START Given data
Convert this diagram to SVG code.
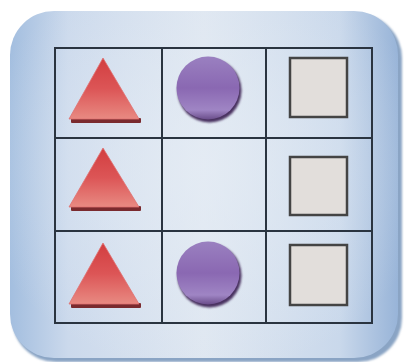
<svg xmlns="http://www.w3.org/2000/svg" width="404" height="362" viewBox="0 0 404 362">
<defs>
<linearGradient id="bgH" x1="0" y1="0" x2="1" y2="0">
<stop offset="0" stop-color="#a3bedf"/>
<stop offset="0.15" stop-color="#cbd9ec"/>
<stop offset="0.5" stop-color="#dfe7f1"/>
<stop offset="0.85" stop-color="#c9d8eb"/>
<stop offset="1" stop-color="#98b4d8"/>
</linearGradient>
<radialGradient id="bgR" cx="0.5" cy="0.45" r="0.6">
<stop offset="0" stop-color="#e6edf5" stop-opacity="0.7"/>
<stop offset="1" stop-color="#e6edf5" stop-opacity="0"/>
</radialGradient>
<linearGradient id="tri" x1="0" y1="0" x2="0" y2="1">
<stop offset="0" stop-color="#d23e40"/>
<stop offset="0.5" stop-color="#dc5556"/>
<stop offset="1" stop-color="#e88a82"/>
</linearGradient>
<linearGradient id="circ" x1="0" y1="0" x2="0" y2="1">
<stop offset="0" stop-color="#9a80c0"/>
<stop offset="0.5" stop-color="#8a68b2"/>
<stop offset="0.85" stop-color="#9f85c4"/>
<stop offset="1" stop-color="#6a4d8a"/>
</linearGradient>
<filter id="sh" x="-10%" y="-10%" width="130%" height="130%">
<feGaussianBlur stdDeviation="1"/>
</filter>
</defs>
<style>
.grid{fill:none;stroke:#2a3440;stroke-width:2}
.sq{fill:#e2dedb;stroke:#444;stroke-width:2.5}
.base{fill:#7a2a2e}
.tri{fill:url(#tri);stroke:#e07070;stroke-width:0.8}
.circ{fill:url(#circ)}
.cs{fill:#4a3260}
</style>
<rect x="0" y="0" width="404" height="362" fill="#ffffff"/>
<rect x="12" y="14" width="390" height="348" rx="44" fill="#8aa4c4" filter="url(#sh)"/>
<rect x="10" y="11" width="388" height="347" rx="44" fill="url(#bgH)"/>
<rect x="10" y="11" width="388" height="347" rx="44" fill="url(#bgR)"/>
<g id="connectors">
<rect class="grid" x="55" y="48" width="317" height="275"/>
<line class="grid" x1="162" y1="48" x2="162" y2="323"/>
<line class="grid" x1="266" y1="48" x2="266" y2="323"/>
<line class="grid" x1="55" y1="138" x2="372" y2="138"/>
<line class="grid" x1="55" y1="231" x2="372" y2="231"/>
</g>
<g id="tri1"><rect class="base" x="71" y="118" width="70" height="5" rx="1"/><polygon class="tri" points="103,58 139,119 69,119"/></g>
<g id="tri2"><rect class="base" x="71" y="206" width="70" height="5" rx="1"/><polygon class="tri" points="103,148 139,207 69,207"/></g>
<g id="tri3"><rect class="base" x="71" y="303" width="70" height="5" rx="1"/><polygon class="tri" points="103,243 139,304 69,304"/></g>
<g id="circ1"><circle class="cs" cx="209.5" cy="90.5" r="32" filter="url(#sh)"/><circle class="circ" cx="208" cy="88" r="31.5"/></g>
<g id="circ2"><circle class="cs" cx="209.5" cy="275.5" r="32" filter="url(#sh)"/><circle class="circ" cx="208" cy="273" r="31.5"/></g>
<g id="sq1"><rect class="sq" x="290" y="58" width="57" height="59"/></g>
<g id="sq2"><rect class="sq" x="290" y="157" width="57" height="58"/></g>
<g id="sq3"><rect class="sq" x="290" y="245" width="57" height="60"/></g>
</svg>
END Given data
> **Exercise task**:
The data above should be repeated exactly, minus any pictures.

> **Solution below**:
Convert this diagram to SVG code.
<svg xmlns="http://www.w3.org/2000/svg" width="404" height="362" viewBox="0 0 404 362">
<defs>
<linearGradient id="bgH" x1="0" y1="0" x2="1" y2="0">
<stop offset="0" stop-color="#a3bedf"/>
<stop offset="0.15" stop-color="#cbd9ec"/>
<stop offset="0.5" stop-color="#dfe7f1"/>
<stop offset="0.85" stop-color="#c9d8eb"/>
<stop offset="1" stop-color="#98b4d8"/>
</linearGradient>
<radialGradient id="bgR" cx="0.5" cy="0.45" r="0.6">
<stop offset="0" stop-color="#e6edf5" stop-opacity="0.7"/>
<stop offset="1" stop-color="#e6edf5" stop-opacity="0"/>
</radialGradient>
<linearGradient id="tri" x1="0" y1="0" x2="0" y2="1">
<stop offset="0" stop-color="#d23e40"/>
<stop offset="0.5" stop-color="#dc5556"/>
<stop offset="1" stop-color="#e88a82"/>
</linearGradient>
<linearGradient id="circ" x1="0" y1="0" x2="0" y2="1">
<stop offset="0" stop-color="#9a80c0"/>
<stop offset="0.5" stop-color="#8a68b2"/>
<stop offset="0.85" stop-color="#9f85c4"/>
<stop offset="1" stop-color="#6a4d8a"/>
</linearGradient>
<filter id="sh" x="-10%" y="-10%" width="130%" height="130%">
<feGaussianBlur stdDeviation="1"/>
</filter>
</defs>
<style>
.grid{fill:none;stroke:#2a3440;stroke-width:2}
.sq{fill:#e2dedb;stroke:#444;stroke-width:2.5}
.base{fill:#7a2a2e}
.tri{fill:url(#tri);stroke:#e07070;stroke-width:0.8}
.circ{fill:url(#circ)}
.cs{fill:#4a3260}
</style>
<rect x="0" y="0" width="404" height="362" fill="#ffffff"/>
<rect x="12" y="14" width="390" height="348" rx="44" fill="#8aa4c4" filter="url(#sh)"/>
<rect x="10" y="11" width="388" height="347" rx="44" fill="url(#bgH)"/>
<rect x="10" y="11" width="388" height="347" rx="44" fill="url(#bgR)"/>
<g id="connectors">
<rect class="grid" x="55" y="48" width="317" height="275"/>
<line class="grid" x1="162" y1="48" x2="162" y2="323"/>
<line class="grid" x1="266" y1="48" x2="266" y2="323"/>
<line class="grid" x1="55" y1="138" x2="372" y2="138"/>
<line class="grid" x1="55" y1="231" x2="372" y2="231"/>
</g>
<g id="tri1"><rect class="base" x="71" y="118" width="70" height="5" rx="1"/><polygon class="tri" points="103,58 139,119 69,119"/></g>
<g id="tri2"><rect class="base" x="71" y="206" width="70" height="5" rx="1"/><polygon class="tri" points="103,148 139,207 69,207"/></g>
<g id="tri3"><rect class="base" x="71" y="303" width="70" height="5" rx="1"/><polygon class="tri" points="103,243 139,304 69,304"/></g>
<g id="circ1"><circle class="cs" cx="209.5" cy="90.5" r="32" filter="url(#sh)"/><circle class="circ" cx="208" cy="88" r="31.5"/></g>
<g id="circ2"><circle class="cs" cx="209.5" cy="275.5" r="32" filter="url(#sh)"/><circle class="circ" cx="208" cy="273" r="31.5"/></g>
<g id="sq1"><rect class="sq" x="290" y="58" width="57" height="59"/></g>
<g id="sq2"><rect class="sq" x="290" y="157" width="57" height="58"/></g>
<g id="sq3"><rect class="sq" x="290" y="245" width="57" height="60"/></g>
</svg>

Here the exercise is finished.